Donnelly, who has been Harte’s right hand man since 2005, has already expressed the hope that the team’s involvement in the competition will send out a message of encouragement in what has been a heartbreaking week for the county.
“We will be training tomorrow night and select the team afterwards. We are encouraged that Mickey himself has given this match his blessing. We would of course have acceded to his wishes whatever he had decided,” said Donnelly.
“If it is a case that Michaela’s remains will be brought home on Sunday, then in those circumstances I would not see the match taking place but we will have to wait and see. It would have to be understood that emotions are still very raw throughout the county.”
Tyrone county board PRO Damien Harvey, who has urged the “whole GAA family” to unite in sorrow behind the Harte and McAreavey families in their tragic loss, stressed that the team would now fulfil all their commitments in the McKenna Cup, circumstances permitting.
“There would be a sense that by taking part in the competition Tyrone will be perhaps honouring what Michaela herself would have wanted. She loved football and rarely, if ever, missed a match in which Tyrone were involved,” said Harvey.
All-Ireland heroes Peter Canavan and Sean Cavanagh are among the players who have lauded the contribution Michaela made to Tyrone football.

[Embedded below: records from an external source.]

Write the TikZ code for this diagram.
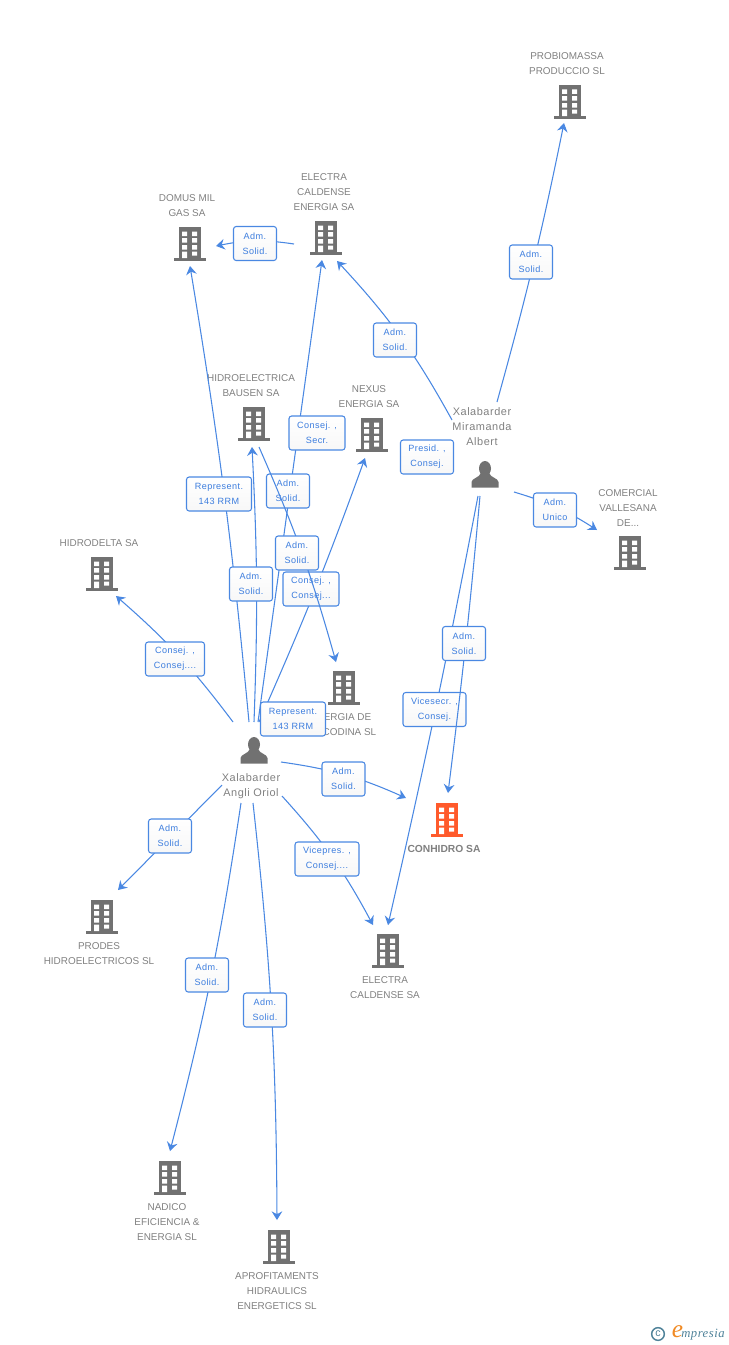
\documentclass[tikz,border=0pt]{standalone}
\usepackage{fontspec}
\setmainfont{Liberation Sans}
\newfontfamily\tagfont[LetterSpace=5]{Liberation Sans}
\newfontfamily\logofont[LetterSpace=4]{Liberation Serif}
\usetikzlibrary{arrows.meta}

\definecolor{iconGrey}{HTML}{717171}
\definecolor{iconOrange}{HTML}{FF5A2B}
\definecolor{textGrey}{HTML}{808080}
\definecolor{linkBlue}{HTML}{4A88E2}
\definecolor{tagBlue}{HTML}{3C7DDE}
\definecolor{logoBlue}{HTML}{4F8299}
\definecolor{logoOrange}{HTML}{F08A24}

\tikzset{
    icon/.style={inner sep=0pt, minimum size=20pt},
    link/.style={draw=linkBlue, line width=0.8pt, -{Stealth[length=6.5pt, width=8pt, inset=2.2pt]}},
    firmname/.style={text=textGrey, font=\fontsize{7.45}{11.25}\selectfont, align=center, inner sep=0pt},
    ownername/.style={firmname, font=\tagfont\fontsize{8.2}{11.25}\selectfont},
    tagbox/.style={draw=linkBlue, line width=0.8pt, rounded corners=2pt, top color=white, bottom color=black!3,
        text=tagBlue, font=\tagfont\fontsize{6.8}{11.25}\selectfont, align=center, inner sep=0pt,
        minimum width=#1*0.75pt, minimum height=25.5pt},
    tagbox/.default=43
}

\newcommand{\bldg}[3][iconGrey]{%
    \node[icon] (#2) at (#3) {};
    \begin{scope}[shift={(#3)}]
        \fill[#1] (-11,-17) rectangle (11,15);
        \fill[#1] (-16,14) rectangle (16,17);
        \fill[white] (-8,-12.5) rectangle (-3,-8) (2,-12.5) rectangle (7,-8);
        \fill[white] (-8,-6) rectangle (-3,-1.5) (2,-6) rectangle (7,-1.5);
        \fill[white] (-8,1) rectangle (-3,5.5) (2,1) rectangle (7,5.5);
        \fill[white] (-8,7.5) rectangle (-3,14) (2,7.5) rectangle (7,11.5);
    \end{scope}
}

\newcommand{\person}[2]{%
    \node[icon] (#1) at (#2) {};
    \begin{scope}[shift={(#2)}]
        \fill[iconGrey] (0,-6.5) ellipse [x radius=6, y radius=7.5];
        \fill[iconGrey] (-13.5,12.5) -- (-13.5,7) .. controls (-13,3) and (-6,3) .. (-4,-2)
            -- (4,-2) .. controls (6,3) and (13,3) .. (13.5,7) -- (13.5,12.5) -- cycle;
    \end{scope}
}

\begin{document}
\begin{tikzpicture}[x=0.75pt, y=-0.75pt]

    \useasboundingbox (0,0) rectangle (728,1345);

    \bldg{probio}{570,102}
    \bldg{electraen}{326,238}
    \bldg{domus}{190,244}
    \bldg{hidro}{254,424}
    \bldg{nexus}{372,435}
    \bldg{comercial}{630,553}
    \bldg{hidrodelta}{102,574}
    \bldg{codina}{344,688}
    \bldg[iconOrange]{conhidro}{447,820}
    \bldg{prodes}{102,917}
    \bldg{electrasa}{388,951}
    \bldg{nadico}{170,1178}
    \bldg{aprof}{279,1247}
    \person{oriol}{254,751}
    \person{albert}{485,475}

    \node[firmname] (probioname) at (567,64) {PROBIOMASSA\\PRODUCCIO SL};
    \node[firmname] (electraenname) at (324,192.5) {ELECTRA\\CALDENSE\\ENERGIA SA};
    \node[firmname] (domusname) at (187,206) {DOMUS MIL\\GAS SA};
    \node[firmname] (hidroname) at (251,386) {HIDROELECTRICA\\BAUSEN SA};
    \node[firmname] (nexusname) at (369,397) {NEXUS\\ENERGIA SA};
    \node[ownername] (albertname) at (482,427) {Xalabarder\\Miramanda\\Albert};
    \node[firmname] (comercialname) at (628,508) {COMERCIAL\\VALLESANA\\DE...};
    \node[firmname] (hidrodeltaname) at (99,543.5) {HIDRODELTA SA};
    \node[firmname, align=right, anchor=east] (codinaname) at (376.5,725) {ENERGIA DE\hspace*{3.75pt}\\CODINA SL};
    \node[ownername] (oriolname) at (251,786) {Xalabarder\\Angli Oriol};
    \node[firmname, font=\fontsize{7.7}{11.25}\selectfont\bfseries] (conhidroname) at (444,849) {CONHIDRO SA};
    \node[firmname] (prodesname) at (99,954) {PRODES\\HIDROELECTRICOS SL};
    \node[firmname] (electrasaname) at (385,988) {ELECTRA\\CALDENSE SA};
    \node[firmname] (nadiconame) at (167,1222.5) {NADICO\\EFICIENCIA \&\\ENERGIA SL};
    \node[firmname] (aprofname) at (277,1291.5) {APROFITAMENTS\\HIDRAULICS\\ENERGETICS SL};

    \draw[link] ([shift={(-21,-29)}]oriol.center) to[bend right=6] ([shift={(14,22)}]hidrodelta.center);
    \node[tagbox=59] (tagdelta) at (175,659) {Consej. ,\\Consej....};

    \draw[link] ([shift={(-5,-29)}]oriol.center) to[bend right=2] ([shift={(0,22)}]domus.center);
    \node[tagbox=65] (tagdomus) at (219,494) {Represent.\\143 RRM};

    \draw[link] ([shift={(0,-29)}]oriol.center) to[bend right=2.5] ([shift={(-2,23)}]hidro.center);
    \node[tagbox] (taghidro) at (251,584) {Adm.\\Solid.};

    \draw[link] ([shift={(4,-29)}]oriol.center) -- ([shift={(-4,22)}]electraen.center);
    \node[tagbox] (tagelectra) at (288,491) {Adm.\\Solid.};
    \node[tagbox=56] (tagsecr) at (317,433) {Consej. ,\\Secr.};

    \draw[link] ([shift={(5,-29)}]oriol.center) to[bend right=2] ([shift={(-7,23)}]nexus.center);
    \node[tagbox=56] (tagnexus) at (311,589) {Consej. ,\\Consej...};

    \draw[link] ([shift={(5,23)}]hidro.center) to[bend left=4] ([shift={(-8,-26)}]codina.center);
    \node[tagbox] (tagcodina) at (297,553) {Adm.\\Solid.};
    \node[tagbox=65] (tagrep) at (293,719) {Represent.\\143 RRM};

    \draw[link] ([shift={(27,11)}]oriol.center) to[bend left=8] ([shift={(-41,-22)}]conhidro.center);
    \node[tagbox] (tagconh) at (343.5,779) {Adm.\\Solid.};

    \draw[link] ([shift={(28,45)}]oriol.center) to[bend left=7] ([shift={(-15,-26)}]electrasa.center);
    \node[tagbox=64] (tagvice) at (327,859) {Vicepres. ,\\Consej....};

    \draw[link] ([shift={(-32,34)}]oriol.center) -- ([shift={(16,-27)}]prodes.center);
    \node[tagbox] (tagprodes) at (170,836) {Adm.\\Solid.};

    \draw[link] ([shift={(-13,52)}]oriol.center) to[bend left=3] ([shift={(0,-27)}]nadico.center);
    \node[tagbox] (tagnadico) at (207,975) {Adm.\\Solid.};

    \draw[link] ([shift={(-1,52)}]oriol.center) to[bend left=3] ([shift={(-2,-27)}]aprof.center);
    \node[tagbox] (tagaprof) at (265,1010) {Adm.\\Solid.};

    \draw[link] ([shift={(12,-73)}]albert.center) to[bend right=2] ([shift={(-6,21)}]probio.center);
    \node[tagbox] (tagprobio) at (531,262) {Adm.\\Solid.};

    \draw[link] ([shift={(-33,-55)}]albert.center) to[bend right=7] ([shift={(11,23)}]electraen.center);
    \node[tagbox] (tagalbert) at (395,340) {Adm.\\Solid.};

    \node[tagbox=53] (tagpresid) at (427,457) {Presid. ,\\Consej.};

    \draw[link] ([shift={(29,17)}]albert.center) to[bend left=8] ([shift={(-33,-23)}]comercial.center);
    \node[tagbox] (tagunico) at (555,510) {Adm.\\Unico};

    \draw[link] ([shift={(-7,21)}]albert.center) to[bend left=1] ([shift={(0,-26)}]electrasa.center);
    \node[tagbox=63] (tagsecre) at (434.5,709.5) {Vicesecr. ,\\Consej.};

    \draw[link] ([shift={(-5,21)}]albert.center) to[bend left=1] ([shift={(1,-27)}]conhidro.center);
    \node[tagbox] (tagsolid) at (464,643.5) {Adm.\\Solid.};

    \draw[link] ([shift={(-32,6)}]electraen.center) to[bend right=10] ([shift={(26,2)}]domus.center);
    \node[tagbox] (tagmil) at (255,243.5) {Adm.\\Solid.};

    \node[circle, draw=logoBlue, line width=1.1pt, text=logoBlue, inner sep=0pt, minimum size=9.5pt,
        font=\fontsize{8}{8}\selectfont] (logoc) at (658,1334) {c};
    \node[text=logoOrange, font=\logofont\itshape\fontsize{19}{19}\selectfont, inner sep=0pt] (logoe) at (677.5,1332) {e};
    \node[text=logoBlue, font=\logofont\itshape\fontsize{9.5}{10}\selectfont, inner sep=0pt, anchor=west] (logotext) at (681,1335) {mpresia};

\end{tikzpicture}
\end{document}
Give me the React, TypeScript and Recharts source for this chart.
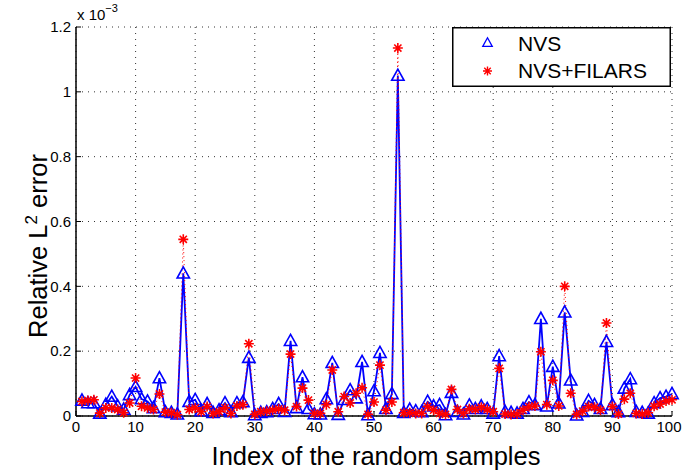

“The death of Michaela in such dreadful circumstances puts everything into perspective. It is very hard to even think of football at a time like this. All our thoughts and prayers are with Mickey and his family in their terrible grief. We can’t begin to imagine what they are going through,” said Cavanagh.
And Canavan recalled the build-up to the 2003 All-Ireland final when it was decided that the Tyrone squad should join in the singing of the Irish National Anthem — until it was suddenly discovered that quite a few of them did not know the words.
“That is where Michaela stepped in. She wrote the words out in Irish for every player, they were duly learned off by heart, the singing was great and we went on to win ‘Sam’ for the first time,” reflected Canavan.
And Ulster Council officials have confirmed that they respect the decision taken by Tyrone to participate in the McKenna Cup.